The sports medicine department know they have to be a voice for athletes when it's too hot which is why COD’s head athletic trainer Todd Conger invested in a special device.

"The heat stress tracker is something I looked at through conferences and doing research knowing that out here in the Coachella Valley, heat index wasn't enough to keep our athletes safe,” Conger said. “Heat index only takes into consideration temperature and humidity, so that's why we went with the heat stress tracker. It takes into consideration the temperature the humidity, the air speed, and radiating temperature. So, it takes into consideration all the different factors that would affect an athlete where they're doing an activity."

The numbers are calculated into five different codes of colors.

"Green, yellow, orange, red, and black,” Conger explained. “Black being the worst and in black we seize all outdoor activity."

The most common color during the summer is red.

"Our combinations with red, we usually limit practice to one hour,” Conger said. “We mandate so many water breaks. If they condition, there's no gear allowed.
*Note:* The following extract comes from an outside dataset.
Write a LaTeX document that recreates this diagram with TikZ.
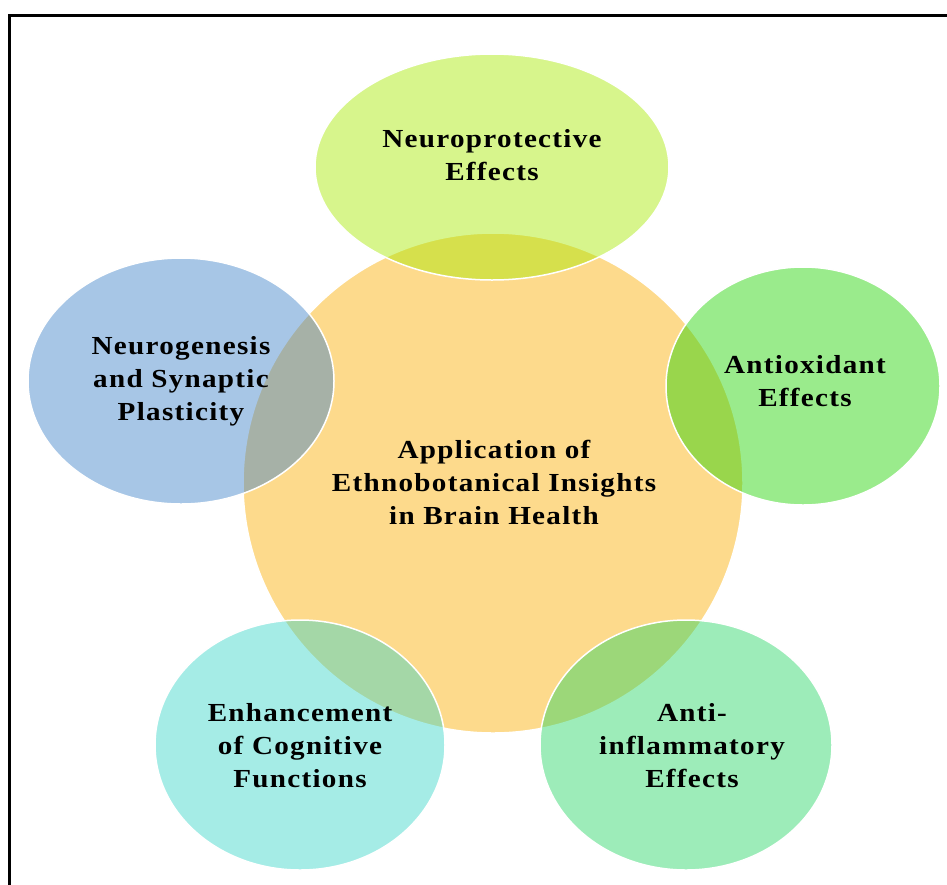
\documentclass[tikz,border=0pt]{standalone}
\usepackage{fontspec}
\setmainfont{Liberation Serif}
\newfontfamily\capfont{Liberation Serif}[FakeStretch=1.12, LetterSpace=5]
\usetikzlibrary{shapes.geometric}

\definecolor{hubfill}{RGB}{251,173,0}
\definecolor{limefill}{RGB}{167,233,0}
\definecolor{bluefill}{RGB}{62,129,200}
\definecolor{greenfill}{RGB}{33,211,0}
\definecolor{cyanfill}{RGB}{56,213,200}
\definecolor{mintfill}{RGB}{38,213,100}

\tikzset{
  blob/.style={ellipse, draw=white, line width=1.5pt, fill opacity=0.45, inner sep=0pt, outer sep=0pt},
  caption/.style={font=\capfont\bfseries\fontsize{26}{33}\selectfont, align=center, text=black, inner sep=0pt}
}

\begin{document}
\begin{tikzpicture}[x=1pt, y=-1pt]
  \useasboundingbox (0,0) rectangle (947,884);
  \clip (0,0) rectangle (947,884);
  \fill[white] (0,0) rectangle (947,884);

  % frame
  \draw[line width=3pt, black] (9,15) rectangle (955,895);

  % central circle
  \node[blob, fill=hubfill, minimum width=500pt, minimum height=500pt] (hub) at (493,483) {};

  % surrounding ellipses
  \node[blob, fill=limefill, minimum width=354pt, minimum height=226pt] (top) at (492,167) {};
  \node[blob, fill=bluefill, minimum width=306pt, minimum height=246pt] (left) at (181,381) {};
  \node[blob, fill=greenfill, minimum width=274pt, minimum height=238pt] (right) at (803,386) {};
  \node[blob, fill=cyanfill, minimum width=290pt, minimum height=250pt] (botleft) at (300,745) {};
  \node[blob, fill=mintfill, minimum width=292pt, minimum height=250pt] (botright) at (686,745) {};

  % labels
  \node[caption] (hubtxt) at (494,482) {Application of\\Ethnobotanical Insights\\in Brain Health};
  \node[caption] (toptxt) at (492,155) {Neuroprotective\\Effects};
  \node[caption] (lefttxt) at (181,381) {Neurogenesis\\and Synaptic\\Plasticity};
  \node[caption] (righttxt) at (805,381) {Antioxidant\\Effects};
  \node[caption] (botlefttxt) at (300,746) {Enhancement\\of Cognitive\\Functions};
  \node[caption] (botrighttxt) at (692,746) {Anti-\\inflammatory\\Effects};
\end{tikzpicture}
\end{document}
It's a constant communication with the coaches so we're all on the same page to protect the athletes."

"I want them to be able to perform at their greatest level,” COD football head coach Jack Steptoe said. “It's important that we take into consideration the heat factor."

Since COD has utilize the heat stress tracker, they've seen zero heat-related illnesses, keeping players off the field when it's not safe.

"We haven't had any heat illnesses in the last two years,” Conger said. “To my knowledge, nobody else in the Coachella Valley uses a heat stress tracker. I think every high school should have this as well as a certified athletic trainer to stand up for their athletes."